- Church: Roman Catholic
- Archdiocese: Roman Catholic Archdiocese of Alba Iulia
- Appointed: 24 December 2019

Orders
- Ordination: 3 July 1993
- Consecration: 22 February 2020 by Gianfranco Ravasi

Personal details
- Born: 21 July 1968 (age 57) Târgu Secuiesc, Romania

= Gergely Kovács (bishop) =

Hungarian archbishop

Gergely Kovács (born July 21, 1968, Târgu Secuiesc, Romania) is the current archbishop of the Archdiocese of Alba Iulia.

==Biography==

Gergely Kovács was born on July 21, 1968, in Târgu Secuiesc. Kovács studied at the Roman Catholic Theological Institute in Alba Iulia from 1987 until 1990. After the Romanian Revolution of 1989 his bishop sent him to study in Rome. Already in Rome, he stayed at the Pontifical German-Hungarian College (1990–1996), remaining at the Pontifical Gregorian University until 1992. He was ordained a priest in the Archdiocese of Alba Iulia on July 3, 1993, by Archbishop Lajos Bálint. Kovács continued his studies in Rome, where he obtained a degree in Canon Law at the Pontifical Lateran University in 1994 and a doctorate in 1996. He was a vicar priest in Târgu Mureș. Since 1997 he has been in the service of the Holy See, working in the Pontifical Council for Culture. Since 24 July 2000 he was awarded the title of Chaplain of His Holiness. Since 2007 he has been director of the Pontifical Council for Culture. During his time in Rome, Kovács also collaborated with the Congregation for the Clergy and the Rota Romana Tribunal, being also the postulator of the cause of beatification of Áron Márton.

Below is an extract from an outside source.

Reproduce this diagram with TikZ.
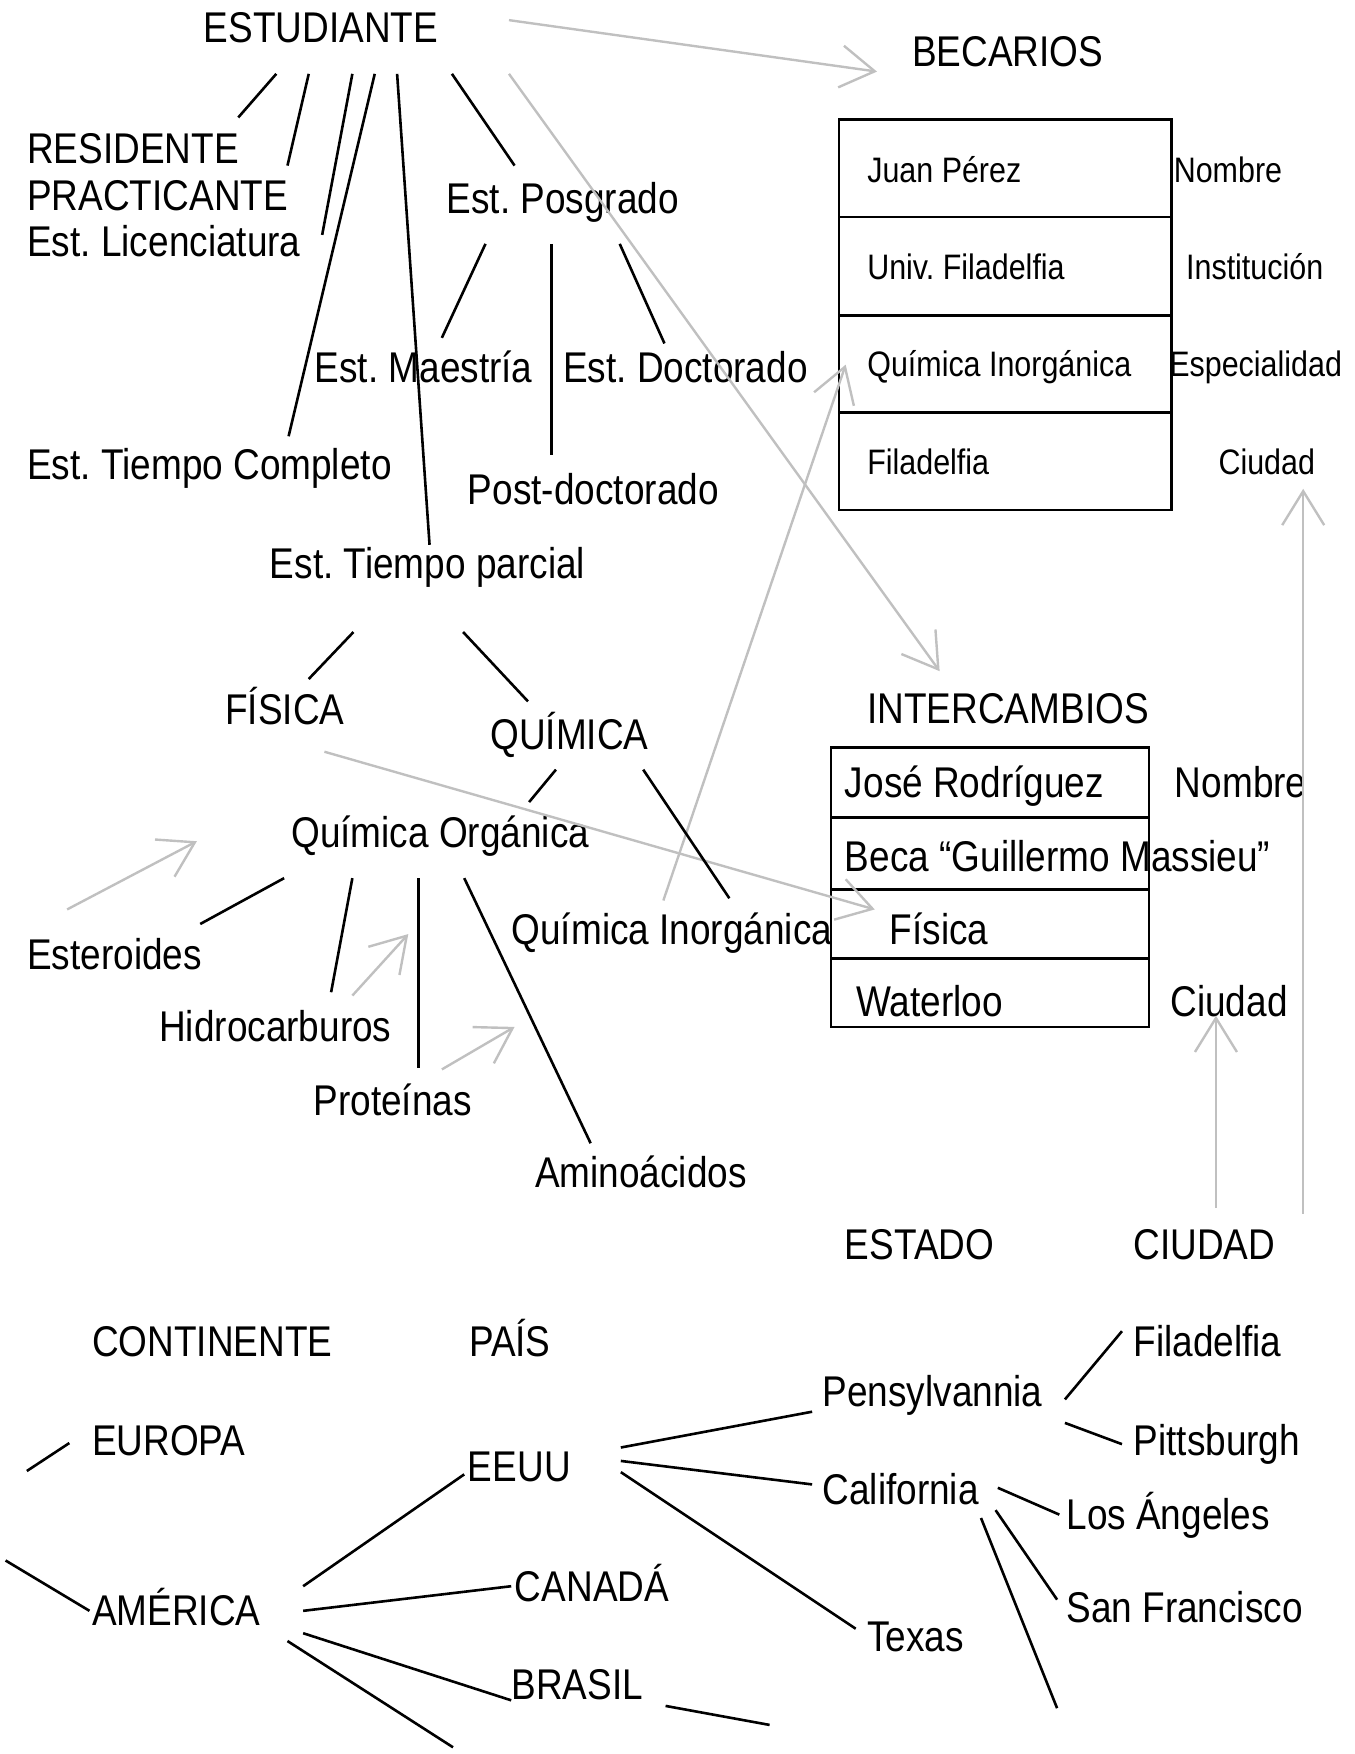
\documentclass[tikz,border=0pt]{standalone}
\usepackage{fontspec}
\setmainfont{Liberation Sans}[FakeStretch=0.86]
\usetikzlibrary{arrows.meta}
\definecolor{arrgray}{RGB}{192,192,192}
\newcommand\fbig{\fontsize{21.5}{25}\selectfont}
\newcommand\fsml{\fontsize{17.7}{21}\selectfont}
\frenchspacing
\begin{document}
\begin{tikzpicture}[x=0.5594pt,y=-0.5594pt,
  lbl/.style={anchor=base west,inner sep=0pt,font=\fbig},
  slbl/.style={anchor=base west,inner sep=0pt,font=\fsml},
  link/.style={draw=black,line width=1.3pt},
  garr/.style={draw=arrgray,line width=1.2pt,-{Straight Barb[length=17pt,width=21pt]}},
  tbl/.style={draw=black,line width=1.3pt}]
\useasboundingbox (0,0) rectangle (1211,1568);

% ---------- text nodes ----------
\node[lbl] (est) at (182,38) {ESTUDIANTE};
\node[lbl] (bec) at (815,59) {BECARIOS};
\node[lbl] (res) at (24,146) {RESIDENTE};
\node[lbl] (pra) at (24,188) {PRACTICANTE};
\node[lbl] (lic) at (24,229) {Est. Licenciatura};
\node[lbl] (pos) at (399,191) {Est. Posgrado};
\node[lbl] (mae) at (281,342) {Est. Maestría};
\node[lbl] (doc) at (503,342) {Est. Doctorado};
\node[lbl] (tc) at (24,429) {Est. Tiempo Completo};
\node[lbl] (pd) at (418,451) {Post-doctorado};
\node[lbl] (tp) at (241,517) {Est. Tiempo parcial};
\node[lbl] (fis) at (201,648) {FÍSICA};
\node[lbl] (qui) at (438,670) {QUÍMICA};
\node[lbl] (qo) at (260,758) {Química Orgánica};
\node[lbl] (qi) at (457,844) {Química Inorgánica};
\node[lbl] (ste) at (24,867) {Esteroides};
\node[lbl] (hid) at (142,931) {Hidrocarburos};
\node[lbl] (pro) at (280,997) {Proteínas};
\node[lbl] (ami) at (478,1062) {Aminoácidos};
\node[lbl] (inter) at (775,647) {INTERCAMBIOS};

% BECARIOS table
\draw[tbl] (750,107) rectangle (1047,456);
\draw[tbl] (750,194) -- (1047,194);
\draw[tbl] (750,282) -- (1047,282);
\draw[tbl] (750,369) -- (1047,369);
\node[slbl] (b1) at (775,163) {Juan Pérez};
\node[slbl] (b2) at (775,250) {Univ. Filadelfia};
\node[slbl] (b3) at (775,337) {Química Inorgánica};
\node[slbl] (b4) at (775,424) {Filadelfia};
\node[slbl] (bl1) at (1049,163) {Nombre};
\node[slbl] (bl2) at (1060,250) {Institución};
\node[slbl] (bl3) at (1045,337) {Especialidad};
\node[slbl] (bl4) at (1089,424) {Ciudad};

% INTERCAMBIOS table
\draw[tbl] (743,668) rectangle (1027,918);
\draw[tbl] (743,731) -- (1027,731);
\draw[tbl] (743,795) -- (1027,795);
\draw[tbl] (743,857) -- (1027,857);
\node[lbl] (i1) at (755,713) {José Rodríguez};
\node[lbl] (i2) at (755,779) {Beca “Guillermo Massieu”};
\node[lbl] (i3) at (795,844) {Física};
\node[lbl] (i4) at (765,909) {Waterloo};
\node[lbl] (il1) at (1050,713) {Nombre};
\node[lbl] (il4) at (1046,909) {Ciudad};

% bottom texts
\node[lbl] (estado) at (755,1126) {ESTADO};
\node[lbl] (ciudad) at (1013,1126) {CIUDAD};
\node[lbl] (cont) at (82,1213) {CONTINENTE};
\node[lbl] (pais) at (419,1213) {PAÍS};
\node[lbl] (eur) at (82,1301) {EUROPA};
\node[lbl] (ame) at (82,1453) {AMÉRICA};
\node[lbl] (eeuu) at (418,1324) {EEUU};
\node[lbl] (can) at (460,1432) {CANADÁ};
\node[lbl] (bra) at (457,1519) {BRASIL};
\node[lbl] (pen) at (735,1257) {Pensylvannia};
\node[lbl] (cal) at (735,1345) {California};
\node[lbl] (tex) at (775,1476) {Texas};
\node[lbl] (fil) at (1013,1213) {Filadelfia};
\node[lbl] (pit) at (1013,1301) {Pittsburgh};
\node[lbl] (la) at (953,1367) {Los Ángeles};
\node[lbl] (sf) at (953,1450) {San Francisco};

% ---------- connector end points ----------
\coordinate (estA) at (247,66);  \coordinate (resA) at (213,105);
\coordinate (estB) at (276,66);  \coordinate (praA) at (257,148);
\coordinate (estC) at (315,66);  \coordinate (licA) at (288,210);
\coordinate (estD) at (335,66);  \coordinate (tcA)  at (258,390);
\coordinate (estE) at (355,66);  \coordinate (tpA)  at (384,487);
\coordinate (estF) at (404,66);  \coordinate (posA) at (460,148);
\coordinate (posB) at (434,218); \coordinate (maeA) at (395,302);
\coordinate (posC) at (493,218); \coordinate (pdA)  at (493,407);
\coordinate (posD) at (554,218); \coordinate (docA) at (594,307);
\coordinate (tpB) at (316,565);  \coordinate (fisA) at (276,607);
\coordinate (tpC) at (414,565);  \coordinate (quiA) at (472,627);
\coordinate (quiB) at (497,688); \coordinate (qoA)  at (473,717);
\coordinate (quiC) at (575,688); \coordinate (qiA)  at (652,803);
\coordinate (qoB) at (254,785);  \coordinate (steA) at (179,826);
\coordinate (qoC) at (315,785);  \coordinate (hidA) at (296,887);
\coordinate (qoD) at (374,785);  \coordinate (proA) at (374,955);
\coordinate (qoE) at (415,785);  \coordinate (amiA) at (528,1022);

\coordinate (eurL) at (24,1315);  \coordinate (eurA) at (62,1290);
\coordinate (ameL) at (5,1395);   \coordinate (ameA) at (80,1440);
\coordinate (ameB) at (271,1418); \coordinate (eeuuA) at (415,1318);
\coordinate (ameC) at (271,1440); \coordinate (canA) at (457,1418);
\coordinate (ameD) at (271,1460); \coordinate (braA) at (457,1520);
\coordinate (ameE) at (257,1467); \coordinate (ameEnd) at (405,1562);
\coordinate (braB) at (595,1525); \coordinate (braEnd) at (688,1542);
\coordinate (eeuuB) at (555,1294); \coordinate (penA) at (726,1262);
\coordinate (eeuuC) at (555,1306); \coordinate (calA) at (726,1327);
\coordinate (eeuuD) at (555,1316); \coordinate (texA) at (765,1456);
\coordinate (penB) at (952,1251); \coordinate (filA) at (1003,1190);
\coordinate (penC) at (952,1272); \coordinate (pitA) at (1003,1291);
\coordinate (calB) at (892,1330); \coordinate (laA) at (947,1354);
\coordinate (calC) at (890,1350); \coordinate (sfA) at (945,1430);
\coordinate (calD) at (877,1357); \coordinate (calEnd) at (945,1527);

% gray arrow points
\coordinate (g1s) at (455,18);   \coordinate (g1e) at (784,64);
\coordinate (g2s) at (455,66);   \coordinate (g2e) at (840,600);
\coordinate (g3s) at (290,672);  \coordinate (g3e) at (782,813);
\coordinate (g4s) at (593,805);  \coordinate (g4e) at (756,326);
\coordinate (g5s) at (60,813);   \coordinate (g5e) at (176,752);
\coordinate (g6s) at (315,890);  \coordinate (g6e) at (365,835);
\coordinate (g7s) at (395,956);  \coordinate (g7e) at (460,918);
\coordinate (g8s) at (1087,1080); \coordinate (g8e) at (1087,908);
\coordinate (g9s) at (1165,1085); \coordinate (g9e) at (1165,437);

% ---------- gray arrows ----------
\draw[garr] (g1s) -- (g1e);
\draw[garr] (g2s) -- (g2e);
\draw[garr] (g3s) -- (g3e);
\draw[garr] (g4s) -- (g4e);
\draw[garr] (g5s) -- (g5e);
\draw[garr] (g6s) -- (g6e);
\draw[garr] (g7s) -- (g7e);
\draw[garr] (g8s) -- (g8e);
\draw[garr] (g9s) -- (g9e);

% ---------- black connectors ----------
\draw[link] (estA) -- (resA);
\draw[link] (estB) -- (praA);
\draw[link] (estC) -- (licA);
\draw[link] (estD) -- (tcA);
\draw[link] (estE) -- (tpA);
\draw[link] (estF) -- (posA);
\draw[link] (posB) -- (maeA);
\draw[link] (posC) -- (pdA);
\draw[link] (posD) -- (docA);
\draw[link] (tpB) -- (fisA);
\draw[link] (tpC) -- (quiA);
\draw[link] (quiB) -- (qoA);
\draw[link] (quiC) -- (qiA);
\draw[link] (qoB) -- (steA);
\draw[link] (qoC) -- (hidA);
\draw[link] (qoD) -- (proA);
\draw[link] (qoE) -- (amiA);

\draw[link] (eurL) -- (eurA);
\draw[link] (ameL) -- (ameA);
\draw[link] (ameB) -- (eeuuA);
\draw[link] (ameC) -- (canA);
\draw[link] (ameD) -- (braA);
\draw[link] (ameE) -- (ameEnd);
\draw[link] (braB) -- (braEnd);
\draw[link] (eeuuB) -- (penA);
\draw[link] (eeuuC) -- (calA);
\draw[link] (eeuuD) -- (texA);
\draw[link] (penB) -- (filA);
\draw[link] (penC) -- (pitA);
\draw[link] (calB) -- (laA);
\draw[link] (calC) -- (sfA);
\draw[link] (calD) -- (calEnd);
\end{tikzpicture}
\end{document}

Kovács was named by Pope Francis archbishop of Alba Iulia on December 24, 2019 and his episcopal ordination took place on February 22, 2020, in St. Michael's Cathedral in Alba Iulia by the hands of Cardinal Gianfranco Ravasi, chairman of the Pontifical Council for Culture. On September 2, 2020, Kovács was appointed Apostolic Administrator of Romania for Armenian Catholics.